Immigration und Flucht

Auch zu diesem Thema gab es viele Fragen aus dem Publikum. Die angesprochenen Kandidaten der CSU, FDP und Freie Wähler versuchten die Dinge hier vorab zu sortieren. Unterschieden werden müsse, ob es sich bei der Zuwanderung um das Stellen eines Asylantrags aufgrund politischer Verfolgung handelt oder eine ausländische Fachkraft sich gezielt auf dem deutschen Arbeitsmarkt bewerben möchte. Für den ersten Fall, so Konrad und Hold unisono, müsse unterschieden werden, ob deren Asylantrag positiv oder negativ beschieden wird. Wer einen positiven Bescheid erhält, ist hernach berechtigt eine Stelle auf dem deutschen Arbeitsmarkt zu besetzen.
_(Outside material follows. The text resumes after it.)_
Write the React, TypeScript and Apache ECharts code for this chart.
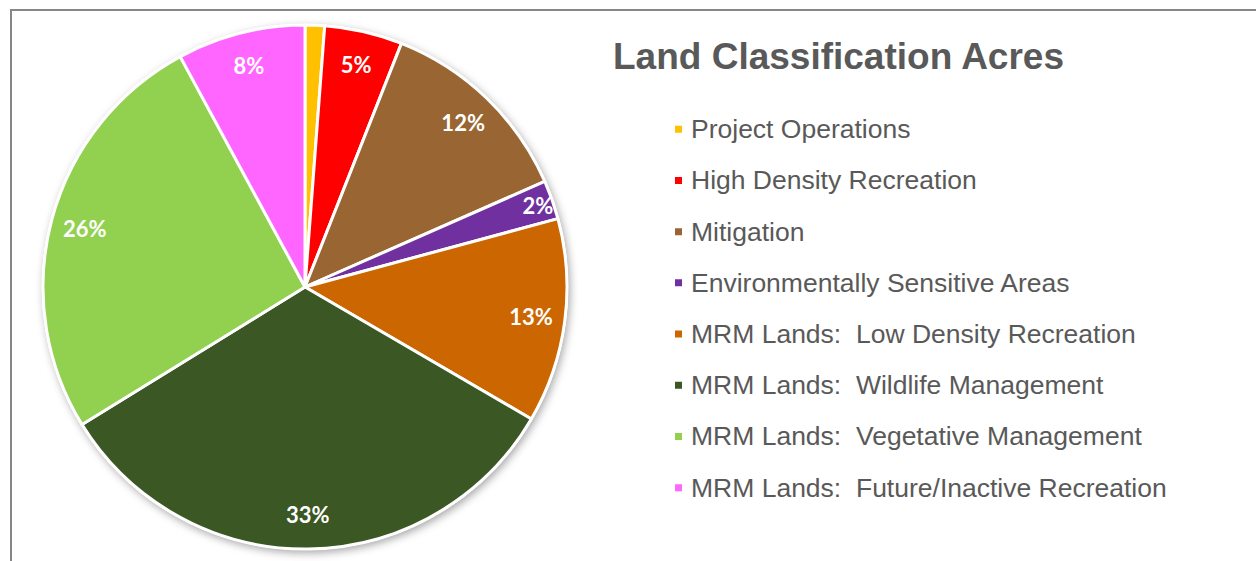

Da aber viele abgelehnte Asylbewerber nicht in ihre Herkunftsländer abgeschoben werden können, da die diese die Rückführung nur gegen Abschluss eines gut bezahlten Rücknahmevertrages leisten, gibt es in Deutschland immer mehr Immigranten, die ohne Beschäftigung ein trauriges Dasein in Notunterkünften fristen. Hier möchte Alexander Hold Verbesserungen für die Betroffenen erweichen, damit diese über eine feste Arbeit besser in den deutschen Alltag integriert werden. „Die deutsche Sprache lernt man am besten auf der Arbeit.", so Hold. So mochte auch der FDP-Direktkandidat Simon Schwendiger eine Meinung aus dem Publikum widerlegen, die von einem versperrten Zugang zum Arbeitsmarkt auch in Kempten sprach. „Gemeinsam mit der Arbeitsagentur haben wir es in unserem Unternehmen in Sulzberg geschafft, überproportional viele Bewerber aus Drittstaaten anzustellen und diese in den Arbeitsmarkt zu integrieren." Joachim Konrad, 1. Bürgermeister aus Altusried mahnte die Anwesenden zu verstehen, dass eine jährliche Zahl von über 300.000 Flüchtlingen und Einwanderern die Kommunen schlicht und ergreifend überfordere. „Den Kommunen mangelt es hier an allem - Erstaufnahmeeinrichtungen, Wohnungen, Kita-Plätze und Betreuungoptionen fehlen.", so Konrad. Der CSU-Direktkandidat nutzte die Gelegenheit, um sich ausdrücklich bei allen Flüchtlingshelfern der letzten Jahre zu bedanken. „Ohne diese Menschen wäre eine Aufnahme einer solch hohen Zahl von Flüchtlingen nicht möglich gewesen."